Stated goal
Using the listing below, report all lines holding the word "chart".

BEGIN Provided data

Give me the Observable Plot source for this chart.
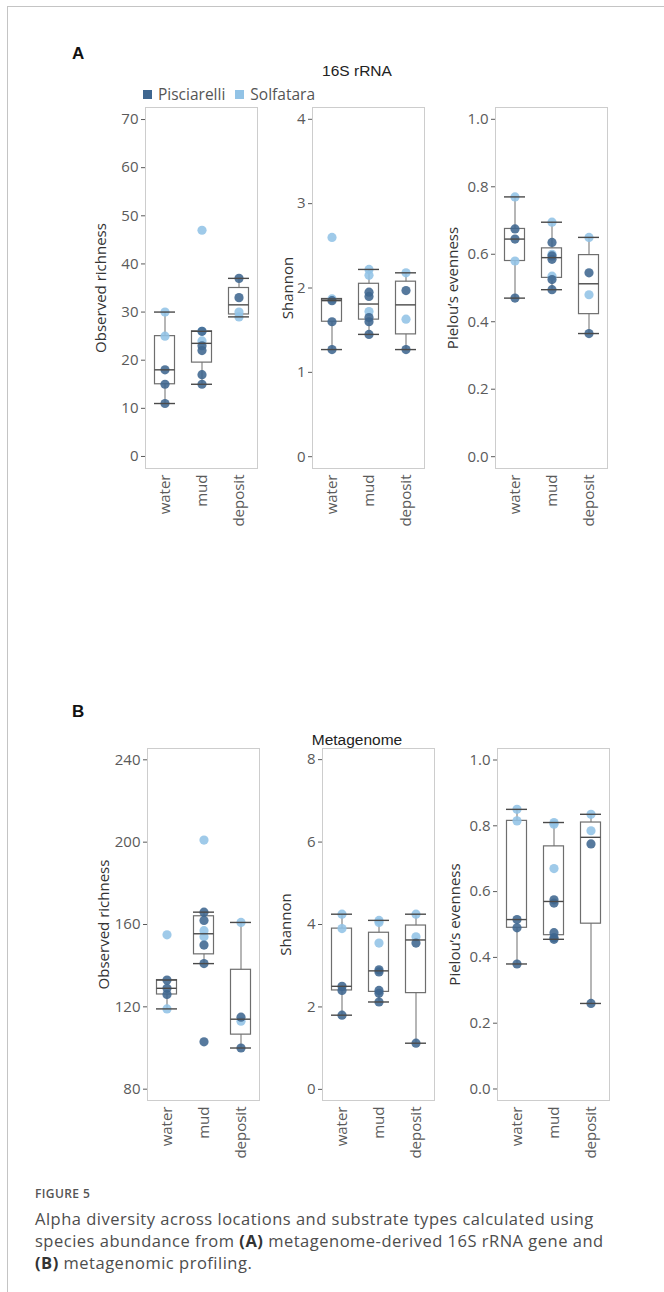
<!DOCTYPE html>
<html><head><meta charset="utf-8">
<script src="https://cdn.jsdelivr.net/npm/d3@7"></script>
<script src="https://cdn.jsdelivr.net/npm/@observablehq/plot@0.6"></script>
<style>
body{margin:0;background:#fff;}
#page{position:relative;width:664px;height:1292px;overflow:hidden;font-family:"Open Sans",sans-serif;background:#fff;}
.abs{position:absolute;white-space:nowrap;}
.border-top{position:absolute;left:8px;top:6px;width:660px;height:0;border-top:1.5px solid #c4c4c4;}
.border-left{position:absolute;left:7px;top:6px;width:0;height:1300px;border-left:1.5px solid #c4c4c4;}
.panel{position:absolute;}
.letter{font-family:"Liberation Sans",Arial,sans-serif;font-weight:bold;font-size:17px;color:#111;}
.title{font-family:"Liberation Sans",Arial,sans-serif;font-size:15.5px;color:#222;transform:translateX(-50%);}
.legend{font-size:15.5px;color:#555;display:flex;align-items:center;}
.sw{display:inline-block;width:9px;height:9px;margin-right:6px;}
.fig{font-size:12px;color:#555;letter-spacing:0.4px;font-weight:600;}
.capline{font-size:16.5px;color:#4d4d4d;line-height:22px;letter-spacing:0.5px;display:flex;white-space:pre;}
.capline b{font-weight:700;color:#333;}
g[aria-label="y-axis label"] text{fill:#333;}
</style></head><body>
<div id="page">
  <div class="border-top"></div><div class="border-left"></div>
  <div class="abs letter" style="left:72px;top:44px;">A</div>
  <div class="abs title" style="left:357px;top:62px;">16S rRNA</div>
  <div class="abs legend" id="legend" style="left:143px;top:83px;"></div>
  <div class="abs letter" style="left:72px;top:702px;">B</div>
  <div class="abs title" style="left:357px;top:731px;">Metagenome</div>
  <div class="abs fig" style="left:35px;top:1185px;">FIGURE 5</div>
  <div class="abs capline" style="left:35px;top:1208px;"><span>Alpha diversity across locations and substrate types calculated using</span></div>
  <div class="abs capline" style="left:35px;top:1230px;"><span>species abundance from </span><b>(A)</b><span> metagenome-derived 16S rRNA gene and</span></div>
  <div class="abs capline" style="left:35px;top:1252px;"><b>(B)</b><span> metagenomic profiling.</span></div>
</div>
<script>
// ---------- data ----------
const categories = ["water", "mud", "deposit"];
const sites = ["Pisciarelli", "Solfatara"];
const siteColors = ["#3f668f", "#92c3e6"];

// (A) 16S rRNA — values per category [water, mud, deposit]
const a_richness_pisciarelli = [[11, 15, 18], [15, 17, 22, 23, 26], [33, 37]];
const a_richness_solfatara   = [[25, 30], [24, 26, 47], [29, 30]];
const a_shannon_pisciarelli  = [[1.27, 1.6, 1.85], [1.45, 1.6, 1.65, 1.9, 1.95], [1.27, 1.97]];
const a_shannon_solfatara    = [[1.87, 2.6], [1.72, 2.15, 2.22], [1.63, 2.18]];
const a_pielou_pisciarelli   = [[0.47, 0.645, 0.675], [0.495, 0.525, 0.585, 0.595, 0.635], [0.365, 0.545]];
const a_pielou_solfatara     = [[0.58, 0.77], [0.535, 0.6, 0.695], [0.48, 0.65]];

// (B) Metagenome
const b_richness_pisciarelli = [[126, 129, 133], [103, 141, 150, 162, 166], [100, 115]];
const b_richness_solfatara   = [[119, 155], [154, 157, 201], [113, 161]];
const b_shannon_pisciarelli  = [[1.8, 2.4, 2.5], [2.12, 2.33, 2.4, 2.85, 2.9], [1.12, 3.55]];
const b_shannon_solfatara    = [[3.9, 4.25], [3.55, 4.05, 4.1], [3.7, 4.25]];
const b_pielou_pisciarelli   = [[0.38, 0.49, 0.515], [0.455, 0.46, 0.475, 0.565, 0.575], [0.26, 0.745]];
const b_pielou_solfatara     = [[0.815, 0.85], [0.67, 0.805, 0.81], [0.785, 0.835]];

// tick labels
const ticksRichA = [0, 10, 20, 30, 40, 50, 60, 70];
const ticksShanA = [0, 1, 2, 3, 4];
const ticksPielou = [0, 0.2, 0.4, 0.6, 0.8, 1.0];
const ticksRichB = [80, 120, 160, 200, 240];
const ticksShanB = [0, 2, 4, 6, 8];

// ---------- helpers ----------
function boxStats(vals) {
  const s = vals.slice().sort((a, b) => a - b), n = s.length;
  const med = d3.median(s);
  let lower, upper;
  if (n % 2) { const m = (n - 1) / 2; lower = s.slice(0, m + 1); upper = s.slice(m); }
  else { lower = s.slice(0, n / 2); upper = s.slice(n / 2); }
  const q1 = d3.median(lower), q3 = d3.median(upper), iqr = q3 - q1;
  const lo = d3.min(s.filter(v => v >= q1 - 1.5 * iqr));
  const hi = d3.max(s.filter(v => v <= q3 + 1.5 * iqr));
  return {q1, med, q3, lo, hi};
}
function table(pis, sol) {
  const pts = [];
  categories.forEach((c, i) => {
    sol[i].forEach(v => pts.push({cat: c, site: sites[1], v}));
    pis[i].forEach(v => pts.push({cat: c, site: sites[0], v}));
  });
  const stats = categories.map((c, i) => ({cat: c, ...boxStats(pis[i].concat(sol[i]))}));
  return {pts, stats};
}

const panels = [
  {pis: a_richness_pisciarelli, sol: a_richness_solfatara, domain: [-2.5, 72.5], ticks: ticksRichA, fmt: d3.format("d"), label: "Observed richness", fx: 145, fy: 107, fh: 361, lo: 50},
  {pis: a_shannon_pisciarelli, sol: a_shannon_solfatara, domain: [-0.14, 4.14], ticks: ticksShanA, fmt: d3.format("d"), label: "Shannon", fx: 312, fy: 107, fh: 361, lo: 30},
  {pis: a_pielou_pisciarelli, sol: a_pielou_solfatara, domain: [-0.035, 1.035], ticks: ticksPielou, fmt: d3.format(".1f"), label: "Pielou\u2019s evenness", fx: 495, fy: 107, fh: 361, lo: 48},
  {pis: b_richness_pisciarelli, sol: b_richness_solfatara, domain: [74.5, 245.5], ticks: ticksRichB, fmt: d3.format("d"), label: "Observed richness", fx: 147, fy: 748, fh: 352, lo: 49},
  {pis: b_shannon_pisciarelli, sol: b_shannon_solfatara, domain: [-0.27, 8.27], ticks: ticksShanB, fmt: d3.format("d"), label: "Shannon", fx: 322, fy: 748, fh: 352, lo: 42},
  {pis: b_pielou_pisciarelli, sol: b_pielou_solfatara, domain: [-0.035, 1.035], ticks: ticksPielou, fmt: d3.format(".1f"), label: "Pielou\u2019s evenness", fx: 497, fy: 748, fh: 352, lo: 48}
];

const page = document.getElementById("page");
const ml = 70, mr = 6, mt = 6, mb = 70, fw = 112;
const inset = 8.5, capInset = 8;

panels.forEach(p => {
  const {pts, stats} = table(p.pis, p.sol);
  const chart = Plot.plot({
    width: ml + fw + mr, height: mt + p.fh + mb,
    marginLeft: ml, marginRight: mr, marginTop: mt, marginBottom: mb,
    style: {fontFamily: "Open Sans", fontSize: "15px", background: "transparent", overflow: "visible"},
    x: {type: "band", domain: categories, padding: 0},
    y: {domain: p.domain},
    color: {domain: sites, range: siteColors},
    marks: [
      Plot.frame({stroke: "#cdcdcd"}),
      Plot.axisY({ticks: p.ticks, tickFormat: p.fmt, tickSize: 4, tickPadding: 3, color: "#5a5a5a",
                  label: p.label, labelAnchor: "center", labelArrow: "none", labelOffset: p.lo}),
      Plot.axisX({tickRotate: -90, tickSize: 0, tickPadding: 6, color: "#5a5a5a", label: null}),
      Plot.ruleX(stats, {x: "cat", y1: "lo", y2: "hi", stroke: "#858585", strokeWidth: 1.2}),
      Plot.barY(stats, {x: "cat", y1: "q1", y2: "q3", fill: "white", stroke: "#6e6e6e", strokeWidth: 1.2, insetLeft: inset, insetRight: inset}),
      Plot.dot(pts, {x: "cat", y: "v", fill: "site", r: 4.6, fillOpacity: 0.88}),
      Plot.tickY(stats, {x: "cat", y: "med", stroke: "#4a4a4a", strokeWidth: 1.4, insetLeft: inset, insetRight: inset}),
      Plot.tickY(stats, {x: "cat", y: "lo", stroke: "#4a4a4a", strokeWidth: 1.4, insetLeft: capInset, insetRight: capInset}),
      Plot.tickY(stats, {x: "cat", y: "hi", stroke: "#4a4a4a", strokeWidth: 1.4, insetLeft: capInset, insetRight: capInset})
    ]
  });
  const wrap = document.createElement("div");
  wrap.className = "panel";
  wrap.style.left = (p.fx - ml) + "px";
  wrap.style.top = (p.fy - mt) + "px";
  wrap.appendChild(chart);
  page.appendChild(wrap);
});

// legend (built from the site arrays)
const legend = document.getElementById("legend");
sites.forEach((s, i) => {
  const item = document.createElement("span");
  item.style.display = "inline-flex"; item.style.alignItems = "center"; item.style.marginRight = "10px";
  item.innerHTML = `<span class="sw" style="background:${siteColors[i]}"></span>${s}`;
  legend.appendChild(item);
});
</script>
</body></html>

END Provided data

Output
Give me the Observable Plot source for this chart.
  const chart = Plot.plot({
  wrap.appendChild(chart);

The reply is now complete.